また、附属機関として設置するには、「第三者調査委員会」設置を説明する8月の総務常任委員会では、市長がイニシアチヴを持って取り組みたい調査であり、地方自治法202条の「附属機関」として設置するには、教育委員会の事務事項であり、その部分については、「市長が担任する事項ではない」という回答を得ていたので、以下の案も提示させて頂きました。


【附属機関として設置するための法解釈の提案-1】
いわゆる「コンプライアンス推進条例」では、公正な職務の執行に関して教育委員会もその適用範囲に含んでいることを以って、市長部局のコンプライアンス推進室が、教育委員会の調査もできるという考えからすれば、同様の趣旨で市長部局の附属機関として設置することも可能なのではないか?

【附属機関として設置するための法解釈の提案-2】
「総合調整を図るための教育委員会を含む公共団体への指揮監督権」を用いれば、たとえ教育委員会が所管する担任事務であっても市長部局の附属機関において必要な調査の協力や考察、そして委員会からの提言を受けることができると考えられないか?

【附属機関として設置するための法解釈の提案-3】
すでに係争中の案件であり、総務部が担当する部署であることから、市長部局の附属機関として教育委員会への調査協力及び委員による考察ができるのではないでしょうか。

【附属機関として設置するための法解釈の提案-4】
もしそうした選択肢のいずれもがダメというのであれば、私としては今回の調査委員会は、致し方ありませんが「教育委員会の附属機関」として設置する方が法的リスクの点からも妥当であると感じるところです。確かに市長が教育委員会を信用できないというのはこれまでの経緯を見ても、重々理解できますが、地方公共団体の長として、きちんと教育委員会をマネジメントできる立場にあるわけであります。それでも尚 教育委員会は情報を隠し操作するという疑念を持つならば、市長自らのマネジメント力の不足を言っているのと等しいように聞こえます。

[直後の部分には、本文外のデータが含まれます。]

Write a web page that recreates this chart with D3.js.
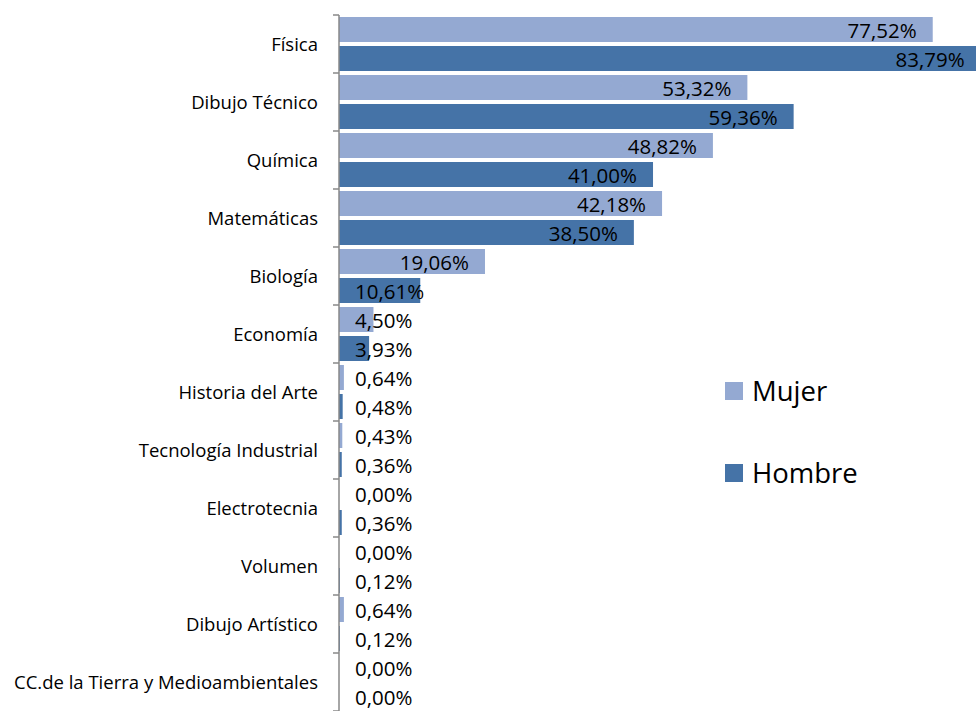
<!DOCTYPE html>
<html><head><meta charset="utf-8">
<script src="https://cdn.jsdelivr.net/npm/d3@7"></script>
<style>body{margin:0;background:#fff;}svg{display:block;}</style>
</head><body>
<svg id="c" width="976" height="711"></svg>
<script>
const categories = ["Física","Dibujo Técnico","Química","Matemáticas","Biología","Economía","Historia del Arte","Tecnología Industrial","Electrotecnia","Volumen","Dibujo Artístico","CC.de la Tierra y Medioambientales"];
const seriesNames = ["Mujer","Hombre"];
const mujer = [77.52,53.32,48.82,42.18,19.06,4.50,0.64,0.43,0.00,0.00,0.64,0.00];
const hombre = [83.79,59.36,41.00,38.50,10.61,3.93,0.48,0.36,0.36,0.12,0.12,0.00];
const colors = ["#94A9D2","#4573A7"];

const svg = d3.select("#c");
const font = "'Open Sans', sans-serif";
const x0 = 339;
const x = d3.scaleLinear().domain([0,100]).range([x0, x0+765.9]);
const y = d3.scaleBand().domain(categories).range([15, 711]).paddingInner(0).paddingOuter(0);
const ys = d3.scaleBand().domain(seriesNames).range([0, y.bandwidth()]).paddingInner(4/29).paddingOuter(2/29);

const rows = categories.map((c,i)=>({cat:c, vals:[{s:"Mujer",v:mujer[i]},{s:"Hombre",v:hombre[i]}]}));
const fmt = v => v.toFixed(2).replace(".", ",") + "%";

const g = svg.selectAll("g.cat").data(rows).join("g").attr("class","cat")
  .attr("transform", d=>`translate(0,${y(d.cat)})`);
g.selectAll("rect").data(d=>d.vals).join("rect")
  .attr("x", x(0)).attr("y", d=>ys(d.s))
  .attr("width", d=>x(d.v)-x(0)).attr("height", ys.bandwidth())
  .attr("fill", (d,i)=>colors[i]);
g.selectAll("text.lbl").data(d=>d.vals).join("text").attr("class","lbl")
  .attr("y", d=>ys(d.s)+ys.bandwidth()/2+1).attr("dy","0.36em")
  .attr("font-family", font).attr("font-size", 20.5).attr("fill","#000")
  .attr("text-anchor","end")
  .text(d=>fmt(d.v))
  .attr("x", function(d){ const w=this.getComputedTextLength(); return Math.max(x(d.v)-16, 355+w); });

// axis
const axis = d3.axisLeft(y).tickSize(0).tickPadding(21);
const ag = svg.append("g").attr("transform",`translate(${x0},0)`).call(axis);
ag.select(".domain").remove();
ag.selectAll("text").attr("font-family", font).attr("font-size", 18.5).attr("fill","#000").attr("dy","0.4em");
svg.append("line").attr("x1",x0).attr("x2",x0).attr("y1",15).attr("y2",711).attr("stroke","#888").attr("stroke-width",1.5);
svg.selectAll("line.tk").data(categories.map(c=>y(c)).concat([y.range()[1]])).join("line").attr("class","tk")
  .attr("x1",x0-6).attr("x2",x0).attr("y1",d=>d).attr("y2",d=>d).attr("stroke","#888").attr("stroke-width",1.5);

// legend
const lg = svg.selectAll("g.leg").data(seriesNames).join("g").attr("class","leg")
  .attr("transform",(d,i)=>`translate(725,${382+i*82})`);
lg.append("rect").attr("width",18).attr("height",18).attr("fill",(d,i)=>colors[i]);
lg.append("text").attr("x",27).attr("y",9).attr("dy","0.36em").attr("font-family",font).attr("font-size",27.5).attr("fill","#000").text(d=>d);
</script>
</body></html>
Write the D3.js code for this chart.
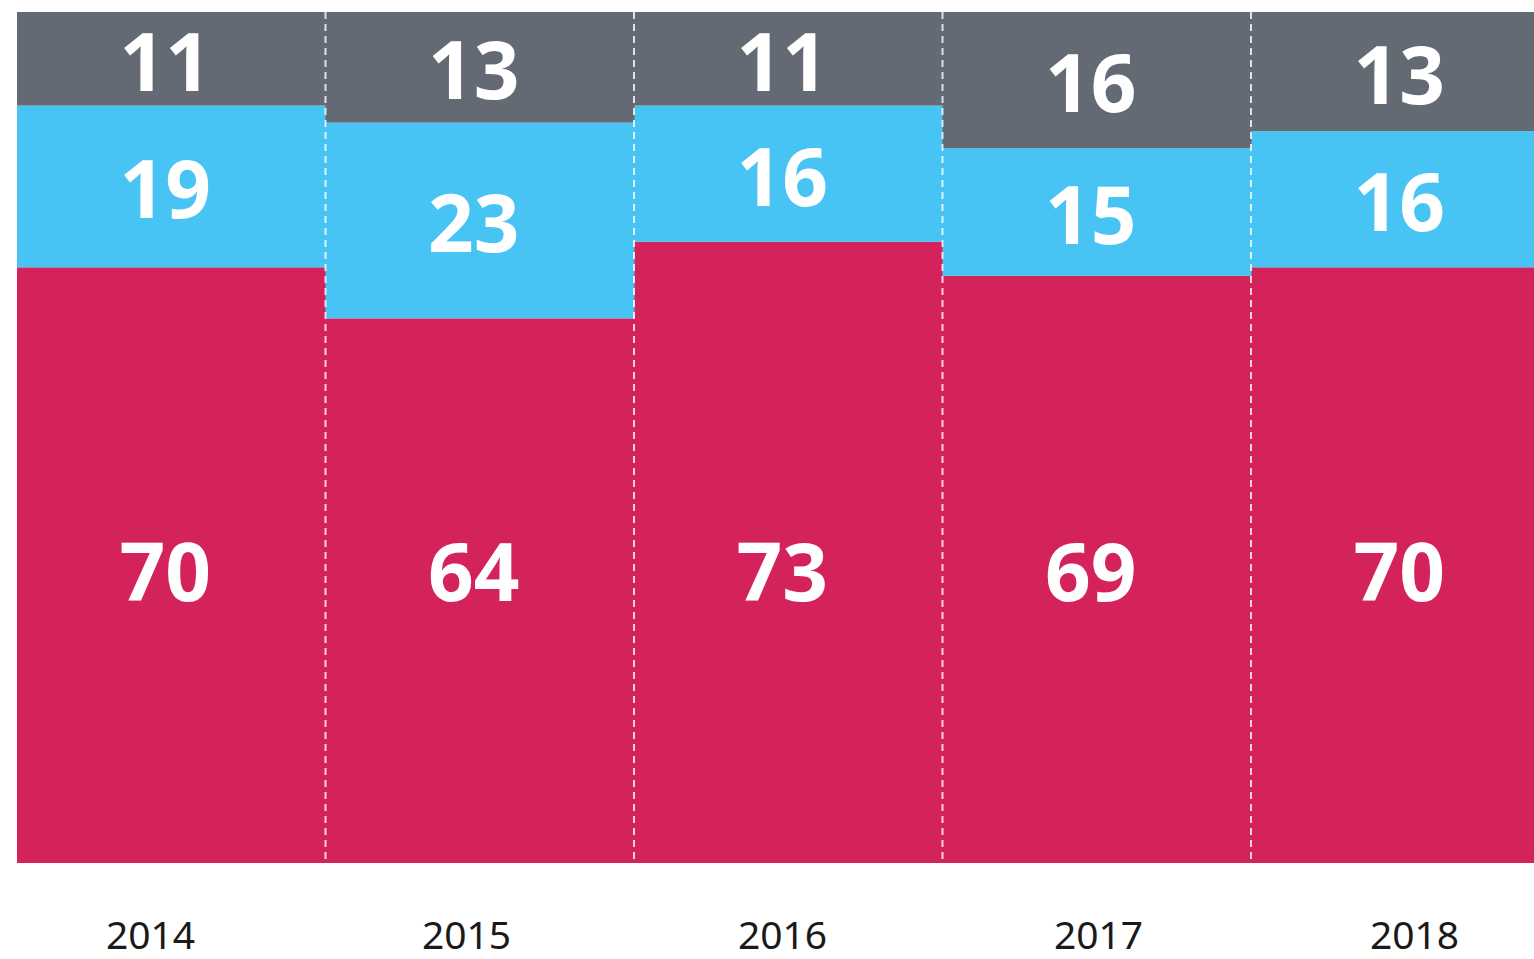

上記の問題点について問い質しましたが、総務部長からの答弁では「市長の担任する事項」ではないので、市長部局に附属機関として委員会を設置することはできないとされており、市民の権利の制約や義務を課すこともなく、臨時的な委員会であるという理由で要綱設置の委員会の正当性を述べられました。
また、附属機関にするための提案についても、これに関する答弁はありませんでした。

これまでの判例や住民監査請求においても、今回のようなケースでは、違法とする判決や監査意見が出されており、私の所見では大津市の今回の調査委員会も違法である可能性が極めて高いと感じております。
昨日、本日の報道でも明らかになってきていますが、大阪府市統合本部の要綱設置の委員会も、違法性があるということで条例設置の委員会に切り替えることになっています。

いじめの実態調査や教育委員会の問題点の考察についてはぜひとも進めて頂きたいのはヤマヤマですが、違法であっても良いかとなるとそれは別問題です。
ですので現状のまま、たとえば附属機関へ切り替えるなどの対応がなされないのであれば、今回の補正予算には反対せざるをえないと感じております。
参考資料(PDF)


市長には、しっかりと法を守って頂きたいと感じております。